Le secrétaire d'Etat à l'Emploi, Laurent Wauquiez, a pour sa part accusé le PS de se livrer à un «pur travail d'obstruction», lançant en pleine séance : «J’espère que votre objectif caché n'est pas de repousser le débat sur le RSA».
«Un plan caché»
«La vérité, c'est que les députés PS ne veulent pas du RSA car c'est le constat de l'échec de la réforme du RMI. C'est un plan caché pour empêcher la mise en œuvre d'une réforme indispensable», a accusé Jean-François Copé. Xavier Bertrand a lui aussi dénoncé «l’attitude inadmissible et illisible vis-à-vis de l'extérieur d'un parti et de députés socialistes aux abois, qui cherchent à prendre en otage des textes attendus par les Français».

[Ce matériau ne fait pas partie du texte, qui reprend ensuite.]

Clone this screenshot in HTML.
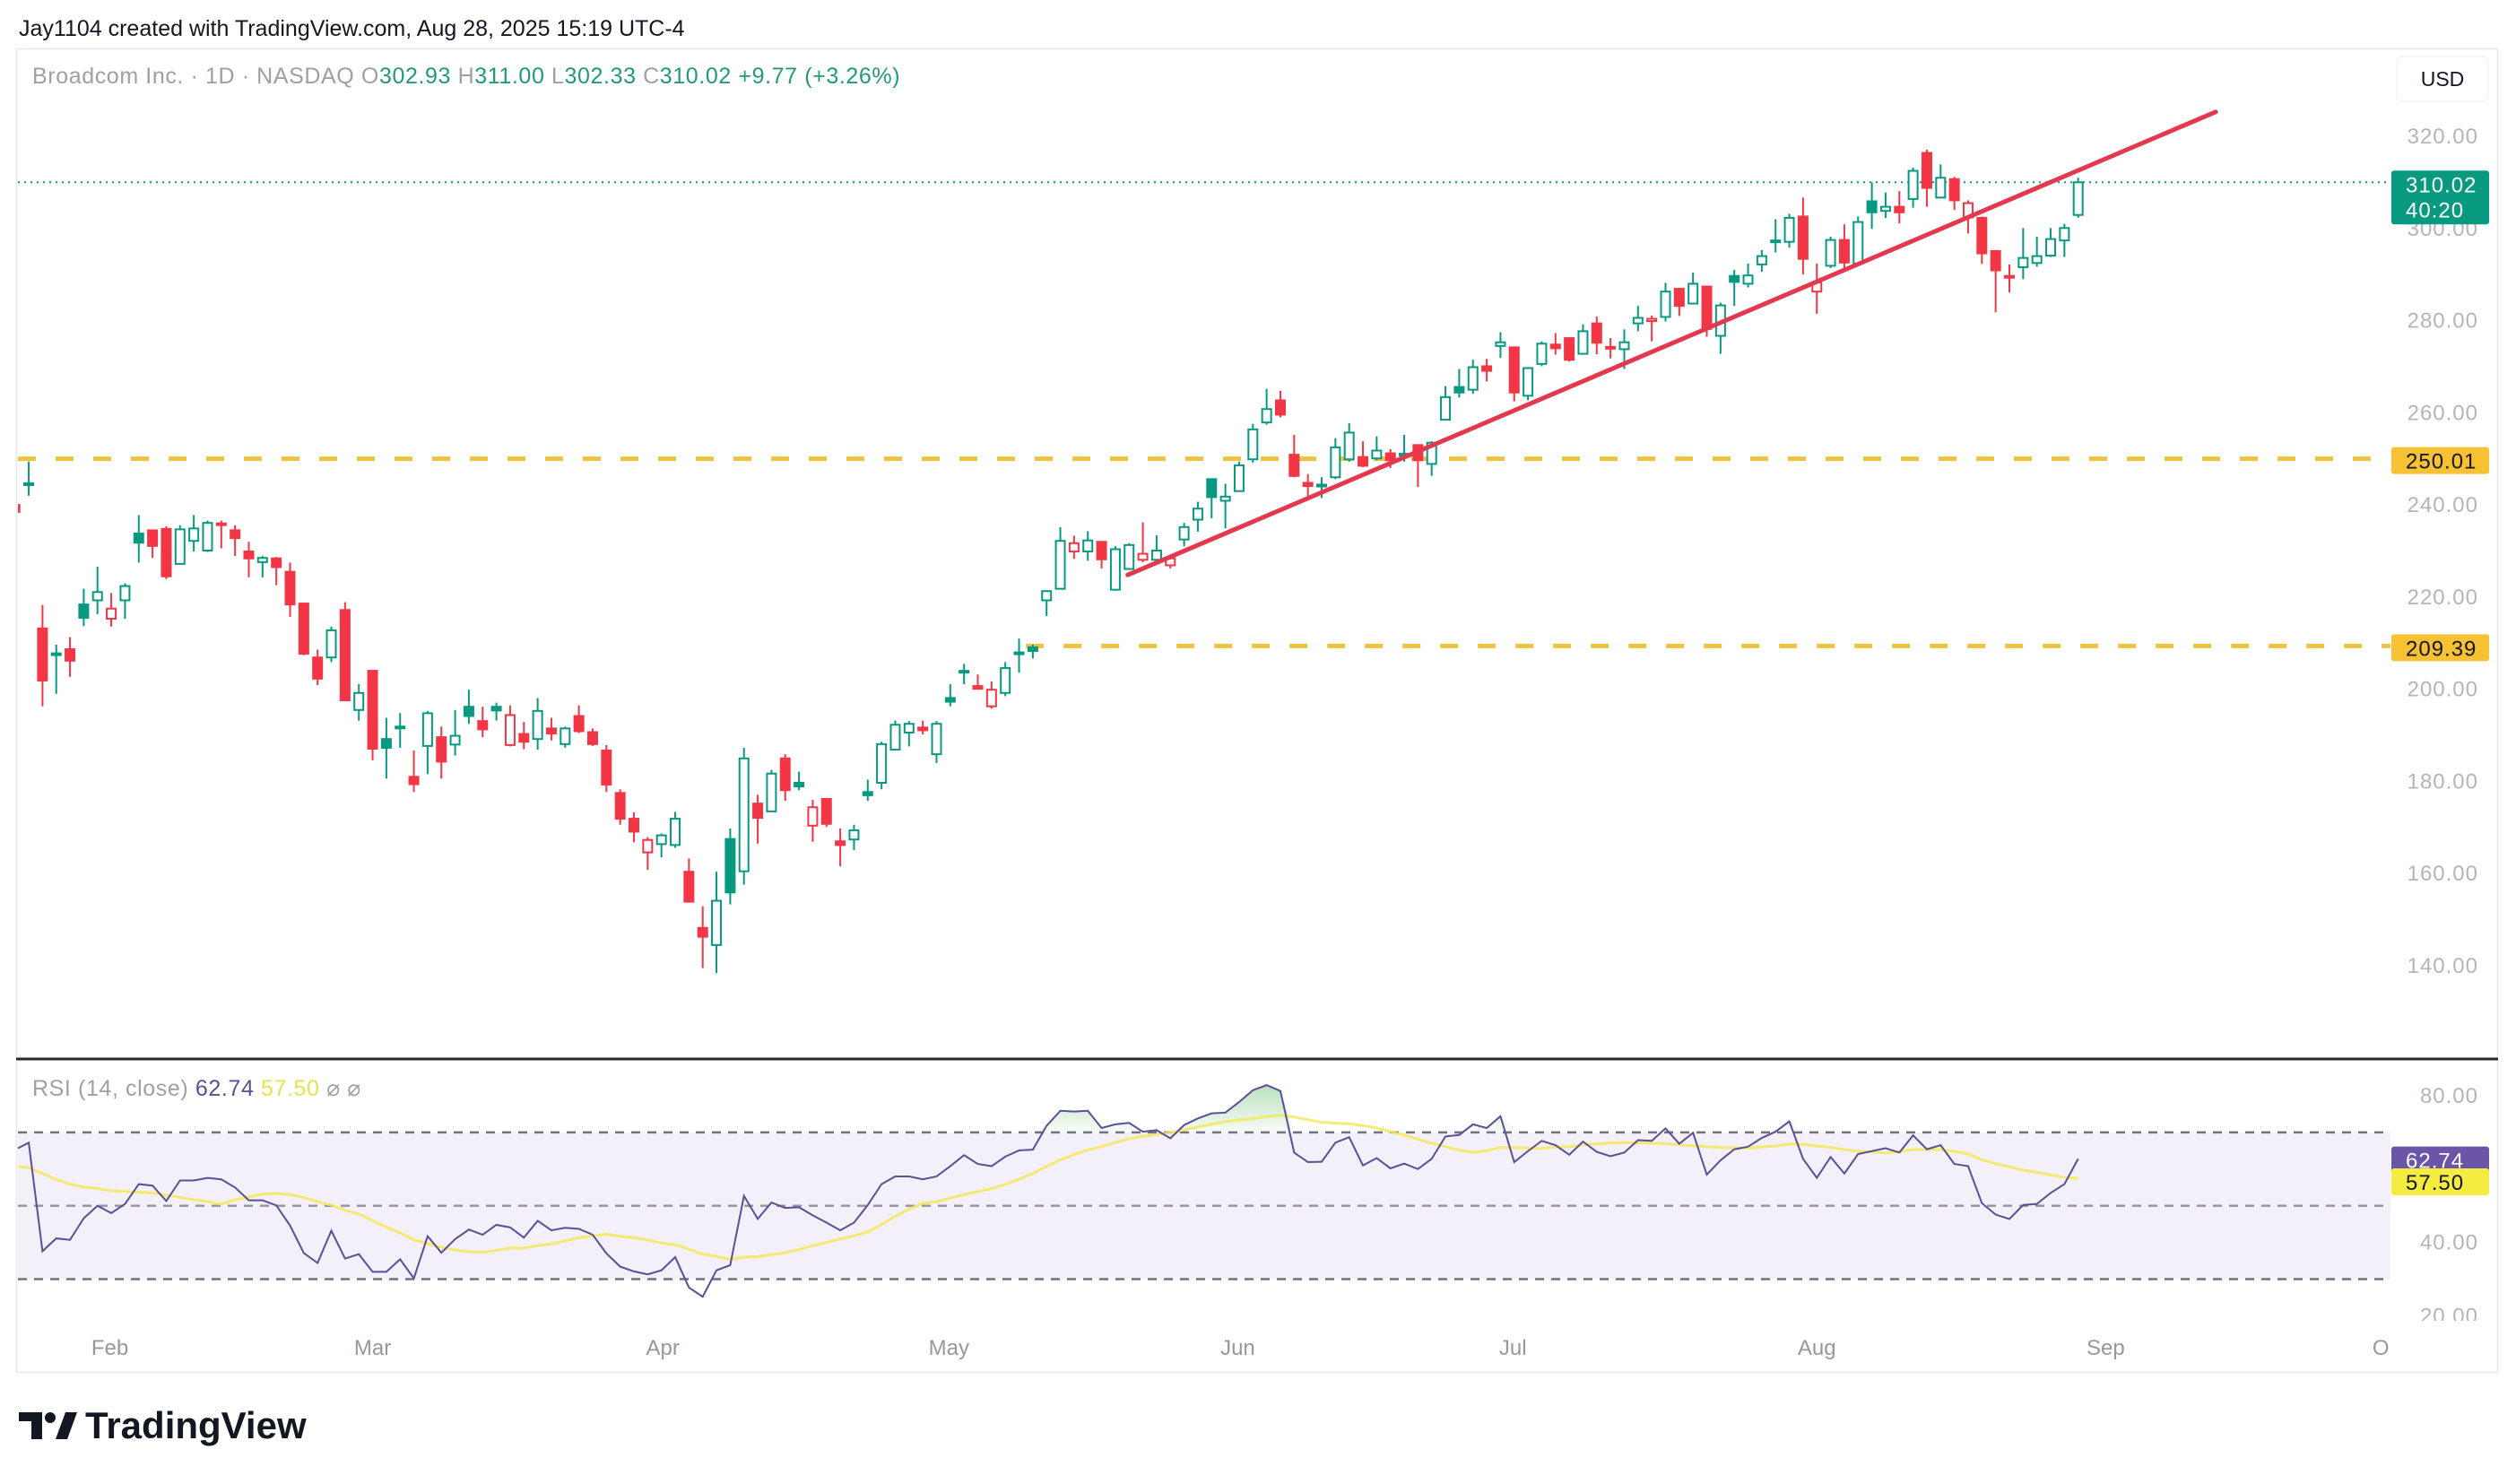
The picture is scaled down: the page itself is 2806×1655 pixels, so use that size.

«Ils nous auront tout fait», a par ailleurs renchéri Frédéric Lefebvre, député et aboyeur (pardon, porte parole) de l’UMP : «Un quorum [procédure qui demande de compter le nombre de parlementaires], des rappels aux règlements, une suspension de séance… (...) Le débat sur le RSA est repoussé, en espérant que la gauche arrête cette bataille stérile. Les socialistes ne pensent qu’à une chose : le premier secrétariat, et montrer qu’ils sont contre Nicolas Sarkozy».
Les socialistes réfutent
Au lieu d’obstruction, ils affirment — au contraire — qu'en présentant des amendements sur la suppression du bouclier fiscal, la réduction de la TVA, la revalorisation du Smic ou le conditionnement des bonus ou des stock-options, ils luttent vraiment en faveur du pouvoir d'achat des salariés français.
«C'est vous qui avez choisi de ne pas mettre le RSA au début de la session extraordinaire. Si le RSA était un texte important, alors il fallait commencer par là», a répondu le socialiste Alain Vidalies à Laurent Wauquiez. Des propos vifs ont aussi été échangés, par exemple lorsque Jean Mallot (PS) a ironisé sur le fait que Jean-Pierre Soisson (UMP) «se réveillait deux fois dans l'après-midi, c'est bien».
En attendant, c'est Martin Hirsch qui doit passer de bien mauvaises nuits, lui qui rêve de passer à la postérité avec son usine à gaz, fort malmenée par cette tourmente parlementaire. Rions-en un peu avant que d'en pleurer : c'est toujours ça de gagné, puisque nous avons beaucoup à perdre.